BobbiRae March 25, 2012 at 4:14 pm

I started growing fish pepper indoors in compost dirt. I planted one seed…but 5 little sprouts have appeared. Does anyone know if this is because there could have been other seeds in the compost? How do I know the difference between the pepper sprout, and another sprout? This is my first year gardening, and I have no idea!

victoria August 20, 2013 at 4:41 pm

Hi all,
thank you kenny for posting the fish pepper on your site….i just discovered them from fedco seeds this winter and have 9 plants growing in my garden…they are truly beautiful with tons of immature peppers…i was wondering when to harvest (i sell my produce at the local farmers market) and am excited to offer these peppers to the locals here in wellfleet, mass. cannot wait to try them with our famous oysters. anyway, they are cream and green now, will they have some flavor if i harvest them or should i wait until completely ripe? what do you think? i guess i could just cut one up and try it with the striped bass i have for dinner tonite.

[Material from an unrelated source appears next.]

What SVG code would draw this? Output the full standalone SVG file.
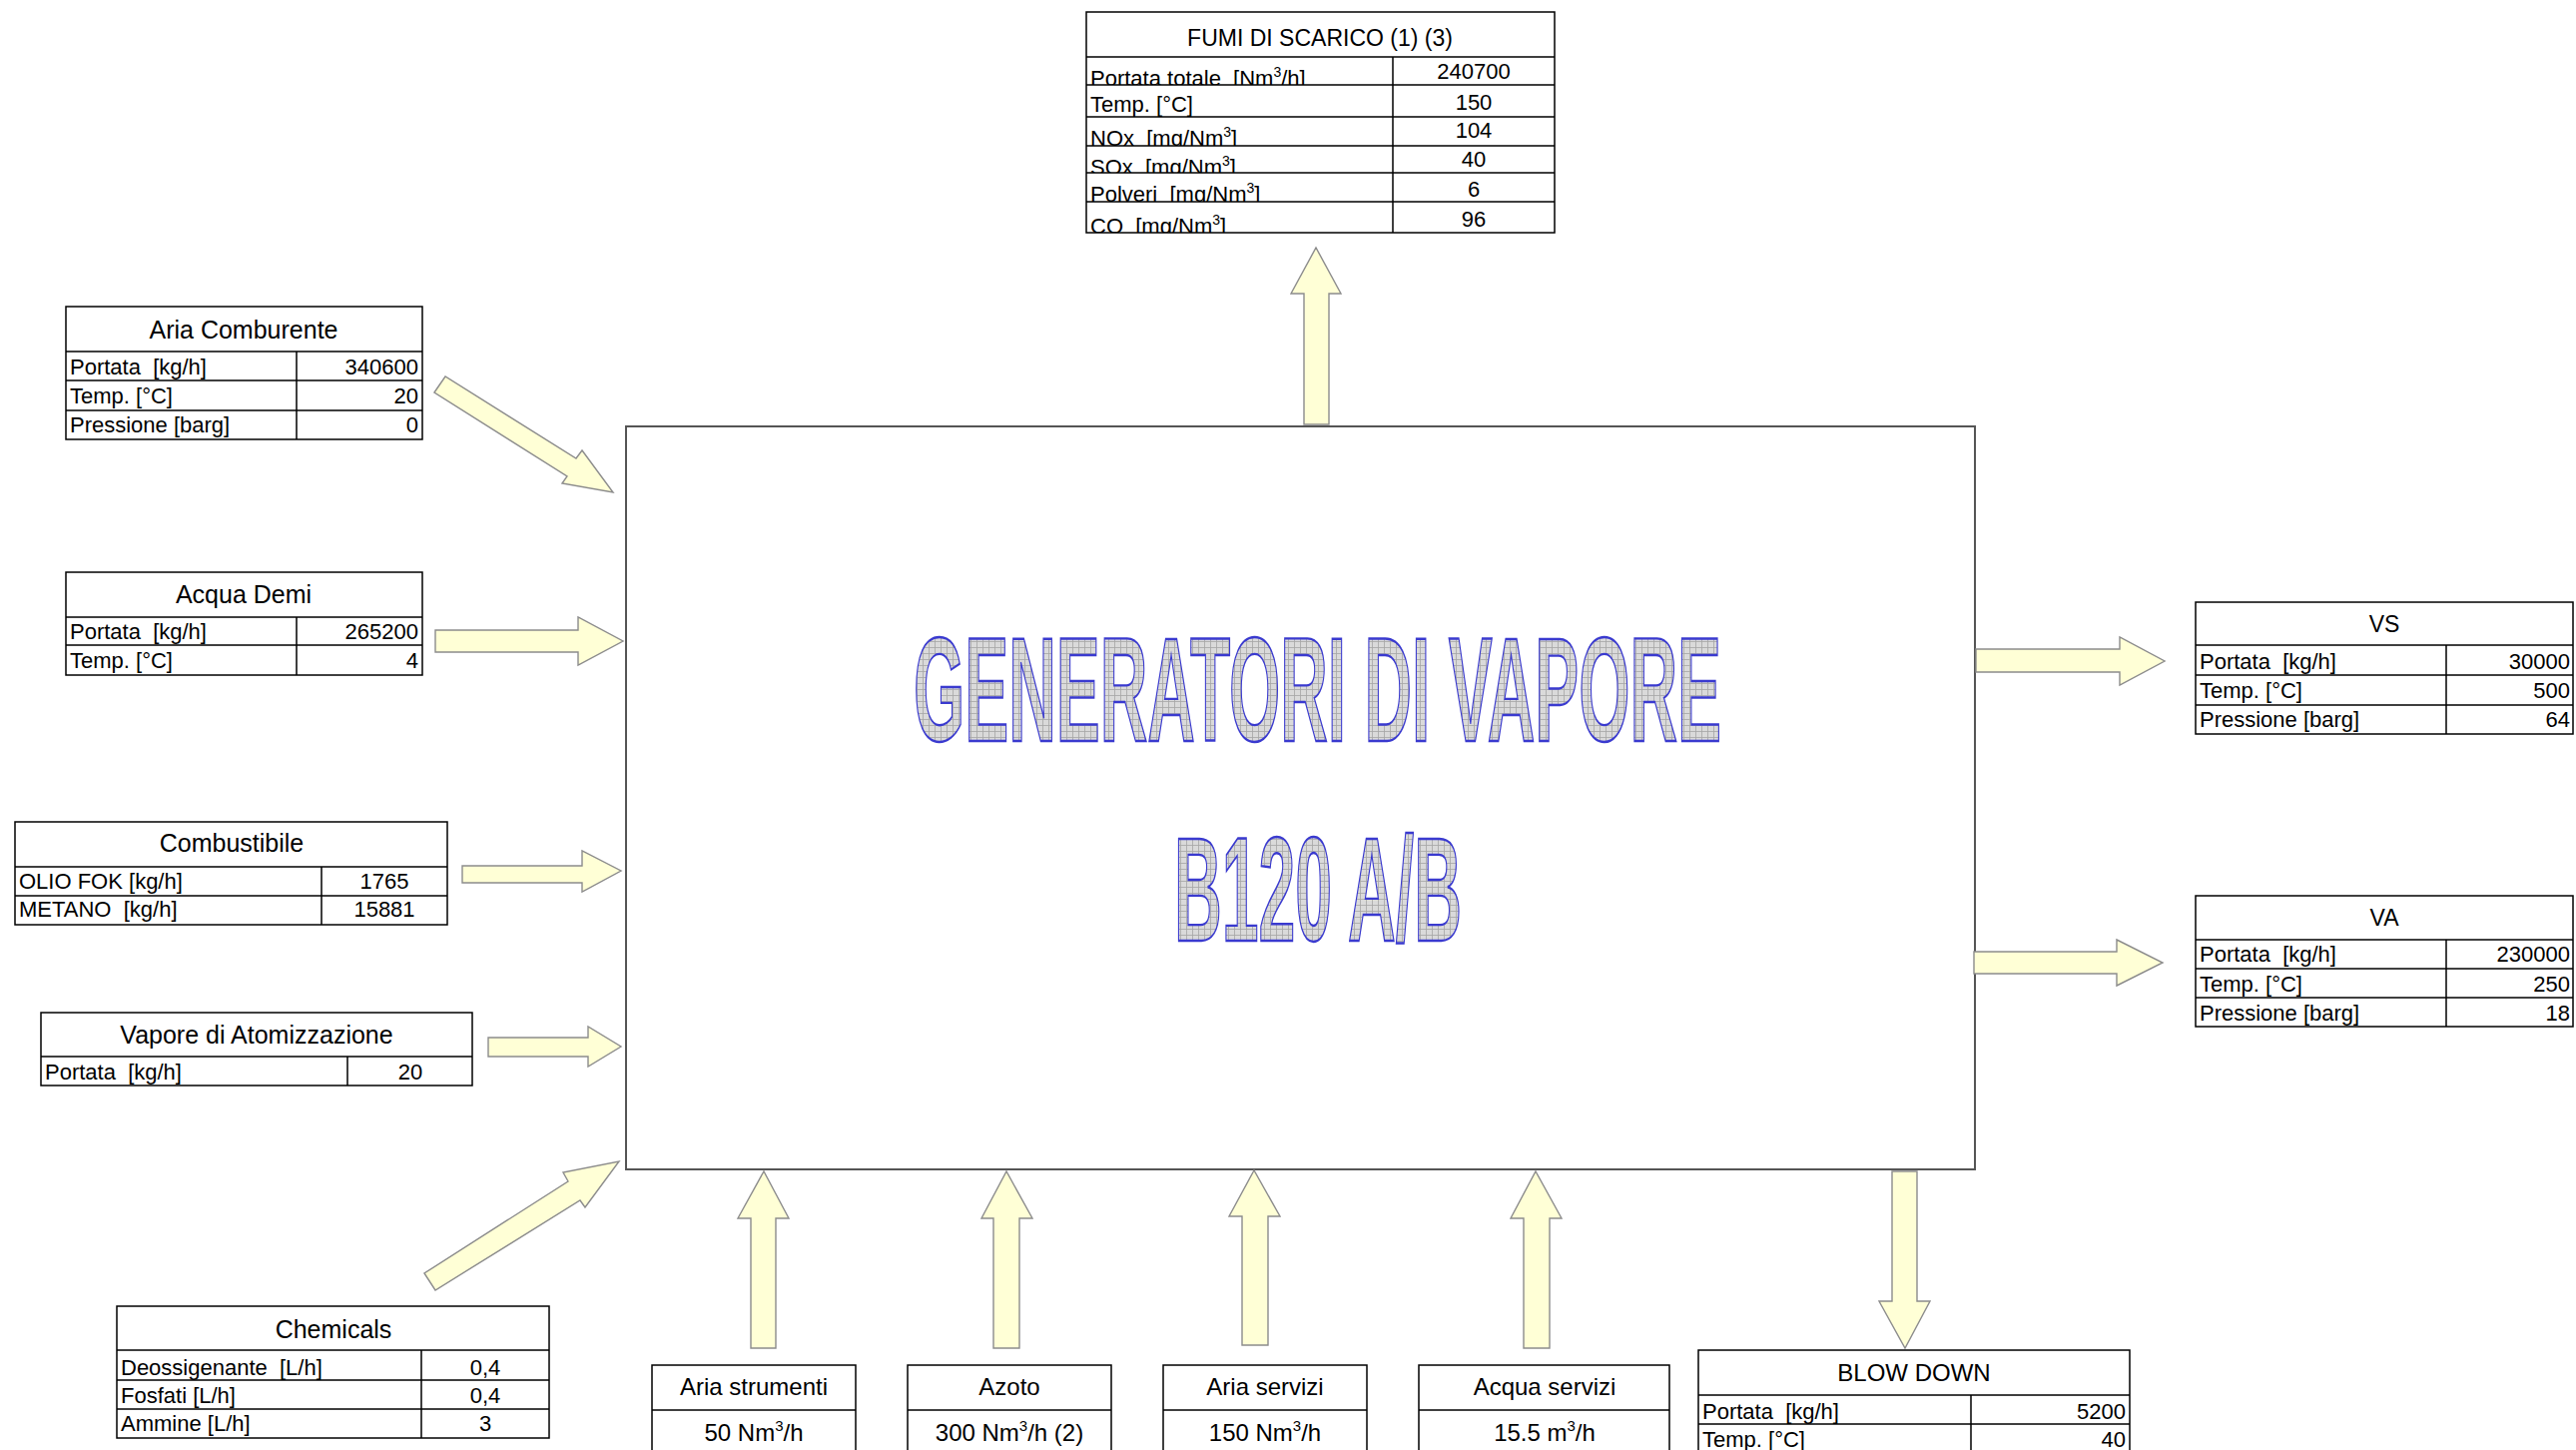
<svg xmlns="http://www.w3.org/2000/svg" width="2580" height="1452" viewBox="0 0 2580 1452">
<style>
text{font-family:"Liberation Sans",Arial,sans-serif;fill:#000;white-space:pre}
.h{font-size:23px;text-anchor:middle}
.hm{font-size:25px;text-anchor:middle}
.r{font-size:22px}
.e{text-anchor:end}
.m{text-anchor:middle}
.n{font-size:24px;text-anchor:middle}
.tb{fill:#fff;stroke:#000;stroke-width:1.5}
.ln{stroke:#000;stroke-width:1.5}
.arr{fill:#ffffd6;stroke:#8c8c8c;stroke-width:1.4;stroke-linejoin:miter}
.big{font-family:"Liberation Sans",Arial,sans-serif;font-weight:bold;font-size:148px;fill:url(#grid);stroke:#3a3acf;stroke-width:2.4}
</style>
<defs>
<pattern id="grid" width="6" height="6" patternUnits="userSpaceOnUse">
<rect width="6" height="6" fill="#dadada"/>
<path d="M0 0.5H6M0.5 0V6" stroke="#a6a6a6" stroke-width="0.8"/>
</pattern>
<clipPath id="f1"><rect x="1088" y="57" width="307" height="28"/></clipPath>
<clipPath id="f3"><rect x="1088" y="117" width="307" height="29"/></clipPath>
<clipPath id="f4"><rect x="1088" y="146" width="307" height="27"/></clipPath>
<clipPath id="f5"><rect x="1088" y="173" width="307" height="29"/></clipPath>
<clipPath id="f6"><rect x="1088" y="202" width="307" height="31"/></clipPath>
</defs>
<rect width="2580" height="1452" fill="#fff"/>

<g id="main-box">
<rect x="627" y="427" width="1351" height="744" fill="#fff" stroke="#555" stroke-width="2"/>
<text class="big" x="915" y="742" textLength="809" lengthAdjust="spacingAndGlyphs">GENERATORI DI VAPORE</text>
<text class="big" x="1176" y="942" textLength="288" lengthAdjust="spacingAndGlyphs">B120 A/B</text>
</g>

<g id="connectors">
<polygon class="arr" points="1306,425 1306,294 1293,294 1318,248 1343,294 1331,294 1331,425"/>
<polygon class="arr" points="435,393 446,377 577,459 583,451 614,493 563,484 568,477"/>
<polygon class="arr" points="436,631 579,631 579,618 624,642 579,666 579,653 436,653"/>
<polygon class="arr" points="463,867 583,867 583,852 622,872 583,893 583,884 463,884"/>
<polygon class="arr" points="489,1039 589,1039 589,1028 622,1048 589,1068 589,1058 489,1058"/>
<polygon class="arr" points="425,1275 436,1292 581,1202 586,1209 620,1163 564,1174 569,1183"/>
<polygon class="arr" points="1979,650 2123,650 2123,638 2168,662 2123,686 2123,673 1979,673"/>
<polygon class="arr" points="1977,953 2120,953 2120,941 2166,964 2120,987 2120,975 1977,975"/>
<polygon class="arr" points="752,1350 752,1220 739,1220 765,1173 790,1220 777,1220 777,1350"/>
<polygon class="arr" points="995,1350 995,1220 983,1220 1008,1173 1034,1220 1021,1220 1021,1350"/>
<polygon class="arr" points="1244,1347 1244,1218 1231,1218 1256,1172 1282,1218 1270,1218 1270,1347"/>
<polygon class="arr" points="1526,1350 1526,1220 1513,1220 1538,1173 1564,1220 1552,1220 1552,1350"/>
<polygon class="arr" points="1895,1173 1920,1173 1920,1303 1933,1303 1908,1350 1882,1303 1895,1303"/>
</g>

<g id="fumi-di-scarico">
<rect class="tb" x="1088" y="12" width="469" height="221"/>
<path class="ln" d="M1088 57H1557M1088 85H1557M1088 117H1557M1088 146H1557M1088 173H1557M1088 202H1557M1395 57V233"/>
<text class="h" x="1322" y="46">FUMI DI SCARICO (1) (3)</text>
<text class="r" x="1092" y="86" clip-path="url(#f1)">Portata totale  [Nm<tspan font-size="14" dy="-9">3</tspan><tspan dy="9">/h]</tspan></text>
<text class="r" x="1092" y="112">Temp. [°C]</text>
<text class="r" x="1092" y="146" clip-path="url(#f3)">NOx  [mg/Nm<tspan font-size="14" dy="-9">3</tspan><tspan dy="9">]</tspan></text>
<text class="r" x="1092" y="175" clip-path="url(#f4)">SOx  [mg/Nm<tspan font-size="14" dy="-9">3</tspan><tspan dy="9">]</tspan></text>
<text class="r" x="1092" y="202" clip-path="url(#f5)">Polveri  [mg/Nm<tspan font-size="14" dy="-9">3</tspan><tspan dy="9">]</tspan></text>
<text class="r" x="1092" y="234" clip-path="url(#f6)">CO  [mg/Nm<tspan font-size="14" dy="-9">3</tspan><tspan dy="9">]</tspan></text>
<text class="r m" x="1476" y="79">240700</text>
<text class="r m" x="1476" y="110">150</text>
<text class="r m" x="1476" y="138">104</text>
<text class="r m" x="1476" y="167">40</text>
<text class="r m" x="1476" y="197">6</text>
<text class="r m" x="1476" y="227">96</text>
</g>

<g id="aria-comburente">
<rect class="tb" x="66" y="307" width="357" height="133"/>
<path class="ln" d="M66 352H423M66 381H423M66 411H423M297 352V440"/>
<text class="hm" x="244" y="339">Aria Comburente</text>
<text class="r" x="70" y="375">Portata  [kg/h]</text>
<text class="r" x="70" y="404">Temp. [°C]</text>
<text class="r" x="70" y="433">Pressione [barg]</text>
<text class="r e" x="419" y="375">340600</text>
<text class="r e" x="419" y="404">20</text>
<text class="r e" x="419" y="433">0</text>
</g>

<g id="acqua-demi">
<rect class="tb" x="66" y="573" width="357" height="103"/>
<path class="ln" d="M66 618H423M66 646H423M297 618V676"/>
<text class="hm" x="244" y="604">Acqua Demi</text>
<text class="r" x="70" y="640">Portata  [kg/h]</text>
<text class="r" x="70" y="669">Temp. [°C]</text>
<text class="r e" x="419" y="640">265200</text>
<text class="r e" x="419" y="669">4</text>
</g>

<g id="combustibile">
<rect class="tb" x="15" y="823" width="433" height="103"/>
<path class="ln" d="M15 868H448M15 897H448M322 868V926"/>
<text class="hm" x="232" y="853">Combustibile</text>
<text class="r" x="19" y="890">OLIO FOK [kg/h]</text>
<text class="r" x="19" y="918">METANO  [kg/h]</text>
<text class="r m" x="385" y="890">1765</text>
<text class="r m" x="385" y="918">15881</text>
</g>

<g id="vapore-atomizzazione">
<rect class="tb" x="41" y="1014" width="432" height="73"/>
<path class="ln" d="M41 1058H473M348 1058V1087"/>
<text class="hm" x="257" y="1045">Vapore di Atomizzazione</text>
<text class="r" x="45" y="1081">Portata  [kg/h]</text>
<text class="r m" x="411" y="1081">20</text>
</g>

<g id="chemicals">
<rect class="tb" x="117" y="1308" width="433" height="132"/>
<path class="ln" d="M117 1352H550M117 1382H550M117 1411H550M422 1352V1440"/>
<text class="hm" x="334" y="1340">Chemicals</text>
<text class="r" x="121" y="1377">Deossigenante  [L/h]</text>
<text class="r" x="121" y="1405">Fosfati [L/h]</text>
<text class="r" x="121" y="1433">Ammine [L/h]</text>
<text class="r m" x="486" y="1377">0,4</text>
<text class="r m" x="486" y="1405">0,4</text>
<text class="r m" x="486" y="1433">3</text>
</g>

<g id="vs">
<rect class="tb" x="2199" y="603" width="378" height="132"/>
<path class="ln" d="M2199 646H2577M2199 676H2577M2199 706H2577M2450 646V735"/>
<text class="h" x="2388" y="633">VS</text>
<text class="r" x="2203" y="670">Portata  [kg/h]</text>
<text class="r" x="2203" y="699">Temp. [°C]</text>
<text class="r" x="2203" y="728">Pressione [barg]</text>
<text class="r e" x="2574" y="670">30000</text>
<text class="r e" x="2574" y="699">500</text>
<text class="r e" x="2574" y="728">64</text>
</g>

<g id="va">
<rect class="tb" x="2199" y="897" width="378" height="131"/>
<path class="ln" d="M2199 941H2577M2199 970H2577M2199 999H2577M2450 941V1028"/>
<text class="h" x="2388" y="927">VA</text>
<text class="r" x="2203" y="963">Portata  [kg/h]</text>
<text class="r" x="2203" y="993">Temp. [°C]</text>
<text class="r" x="2203" y="1022">Pressione [barg]</text>
<text class="r e" x="2574" y="963">230000</text>
<text class="r e" x="2574" y="993">250</text>
<text class="r e" x="2574" y="1022">18</text>
</g>

<g id="blow-down">
<rect class="tb" x="1701" y="1352" width="432" height="120"/>
<path class="ln" d="M1701 1397H2133M1701 1426H2133M1974 1397V1472"/>
<text class="n" x="1917" y="1383">BLOW DOWN</text>
<text class="r" x="1705" y="1421">Portata  [kg/h]</text>
<text class="r" x="1705" y="1449">Temp. [°C]</text>
<text class="r e" x="2129" y="1421">5200</text>
<text class="r e" x="2129" y="1449">40</text>
</g>

<g id="aria-strumenti">
<rect class="tb" x="653" y="1367" width="204" height="105"/>
<path class="ln" d="M653 1412H857"/>
<text class="n" x="755" y="1397">Aria strumenti</text>
<text class="n" x="755" y="1443">50 Nm<tspan font-size="15" dy="-10">3</tspan><tspan dy="10">/h</tspan></text>
</g>

<g id="azoto">
<rect class="tb" x="909" y="1367" width="204" height="105"/>
<path class="ln" d="M909 1412H1113"/>
<text class="n" x="1011" y="1397">Azoto</text>
<text class="n" x="1011" y="1443">300 Nm<tspan font-size="15" dy="-10">3</tspan><tspan dy="10">/h (2)</tspan></text>
</g>

<g id="aria-servizi">
<rect class="tb" x="1165" y="1367" width="204" height="105"/>
<path class="ln" d="M1165 1412H1369"/>
<text class="n" x="1267" y="1397">Aria servizi</text>
<text class="n" x="1267" y="1443">150 Nm<tspan font-size="15" dy="-10">3</tspan><tspan dy="10">/h</tspan></text>
</g>

<g id="acqua-servizi">
<rect class="tb" x="1421" y="1367" width="251" height="105"/>
<path class="ln" d="M1421 1412H1672"/>
<text class="n" x="1547" y="1397">Acqua servizi</text>
<text class="n" x="1547" y="1443">15.5 m<tspan font-size="15" dy="-10">3</tspan><tspan dy="10">/h</tspan></text>
</g>
</svg>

Kenny Point August 21, 2013 at 6:14 am

Hi Victoria, you can harvest the Fish Peppers at any stage of growth, I like to let them ripen just to see the full range of colors that they will change into but you can harvest some now and they are so productive that you will have plenty left to fully ripen. There are so many great heirloom varieties of peppers out there and Fish Peppers and Rat Turd Peppers are a couple of my favorites!